Allerdings: Im Moment ist der Ex-Herthaner am rechten Knie verletzt und fällt noch mehrere Wochen aus. Wann genau Boateng zurückkehrt, ist noch völlig offen.

Sahin: Das Talent auf dem Weg zum Star

Zum anderen ist mit Linksverteidiger Dede der Leader und Publikumsliebling nach überstandenem Kreuzbandriss wieder an Bord. Schon gegen Stuttgart deutete der Brasilianer an, dass er auf der linken Seite für mehr Betrieb sorgen wird als ein Marcel Schmelzer.
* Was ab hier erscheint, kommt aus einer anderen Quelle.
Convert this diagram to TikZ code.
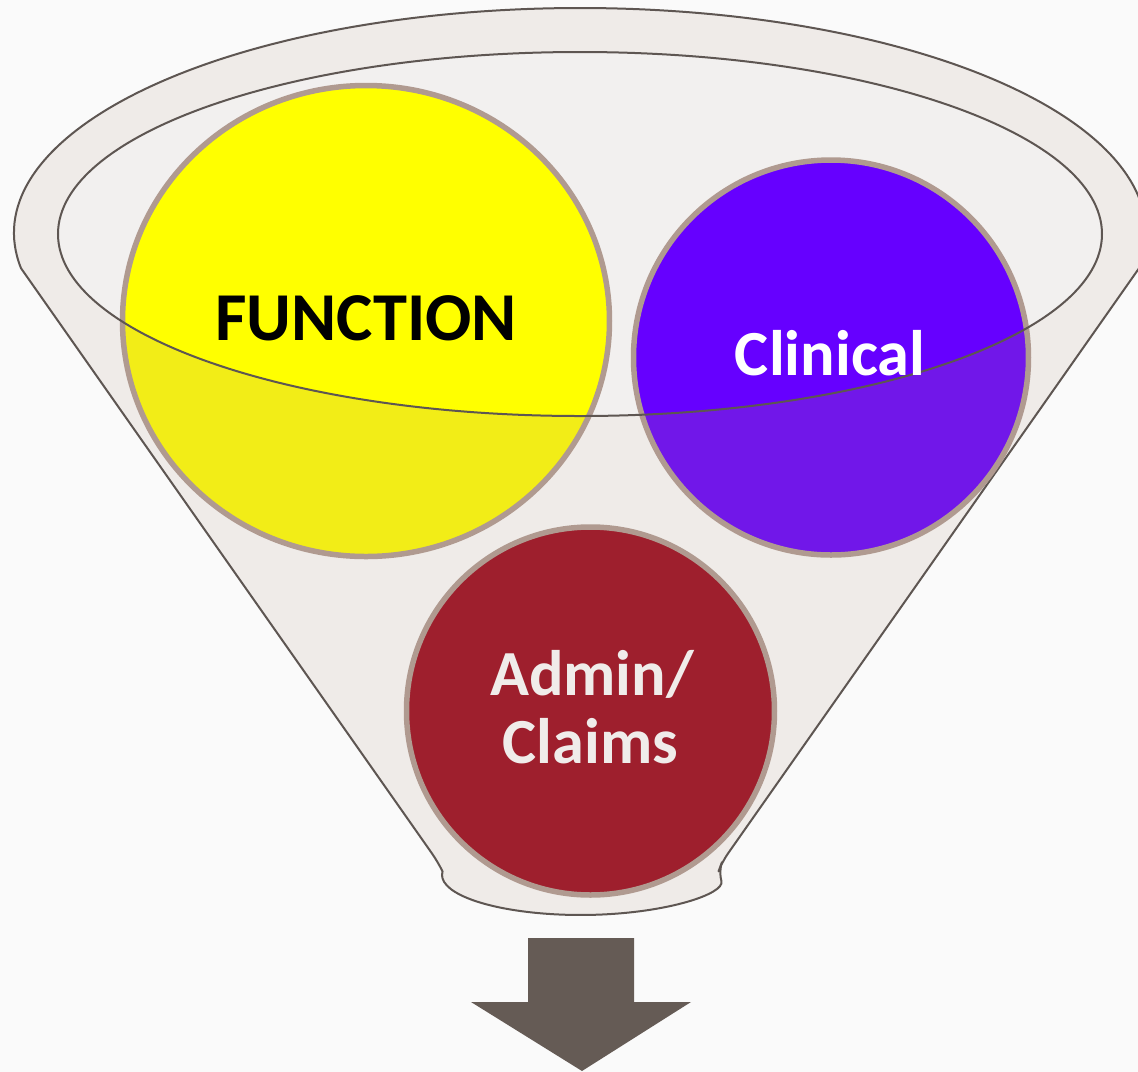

Und dann wäre da noch Nuri Sahin: Vor Jahren als größtes Talent Europas gefeiert, konnte sich der Türke unter Bert van Marwijk und Thomas Doll nie durchsetzen, wurde 2007/2008 sogar an Feyenoord Rotterdam ausgeliehen.

Das Jahr in der Eredivisie scheint Sahin allerdings gut getan zu haben, denn im Verlaufe der Saison erspielte sich der 20-Jährige immer mehr das Vertrauen des Trainers und hat mittlerweile sogar Florian Kringe den Rang abgelaufen.

Mit guter Ballführung, großem Einsatz und vorzüglicher Übersicht war Sahin über die letzten Partien der konstanteste Borusse.

Geduld der Fans auf die Probe gestellt

Es gibt also durchaus Anlass zur Hoffnung für Klopp und den BVB, zumal in den kommenden Wochen vermeintlich leichtere Gegner auf dem Programm stehen.

Aber die Frage bleibt: Wann bringt die hinzugewonnene Qualität auch die erhofften Ergebnisse ein? So beliebt Klopp und so jung und unerfahren die Mannschaft auch sein mag, auch die Geduld der BVB-Fans hat eine Grenze.

Der Verein war in den letzten 15 Jahren einfach zu erfolgreich, als dass sich die Anhänger auf Dauer mit dem Graue-Maus-Image zufrieden geben.